Recommendations - Structural Steels

Based on practical experience, ferritic and ferritic-pearlitic structural steels with specified minimum yield strength (SMYS) up to at least 500 MPa have proven compatibility with marine cathodic protection systems. (However, laboratory testing has demonstrated susceptibility to hydrogen induced stress cracking during extreme conditions of yielding). It is recommended that all welding is carried out according to a qualified procedure with 350 HV as an absolute upper limit. With a qualified maximum hardness in the range 300 to 350 HV, design measures should be implemented to avoid local yielding and to apply a reliable coating system as a barrier to cathodic protection induced hydrogen absorption.

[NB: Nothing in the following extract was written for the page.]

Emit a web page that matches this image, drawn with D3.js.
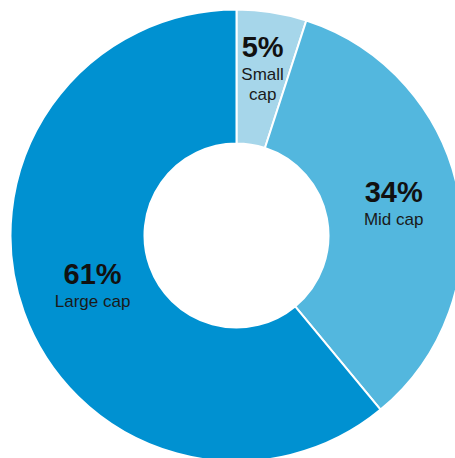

Cathodic protection in closed compartments without ventilation may cause development of hydrogen gas to an extent that an explosive gas mixture (i.e. hydrogen/oxygen) may eventually develop. The risk is moderate with Al and Zn-base galvanic anodes but at least one explosion during external welding on a water flooded platform leg containing such anodes has been related to this phenomenon. (Closed water flooded compartments will not normally require cathodic protection.

Recommendations - Other Structural Materials

Copper and aluminium based alloys are generally considered immune to hydrogen induced stress cracking, regardless of fabrication modes. For high-strength titanium alloys, documentation is limited and special considerations (including e.g. qualification testing should apply.

There is no generally accepted test method to verify cathodic protection compatibility of different metallic materials. Constant extension rate testing (also referred to as “slow strain rate testing”) is applicable to compare hydrogen induced stress cracking susceptibility of materials of the same type (e.g. relative susceptibility of martensitic steels), but a comparison of different types of materials is less straightforward. For more quantitative testing, uniaxially loaded tensile specimens (with constant load), 4-point bend specimens (with constant displacement), crack tip opening displacement (CTOD) and other testing configurations have been applied at controlled cathodic protection conditions.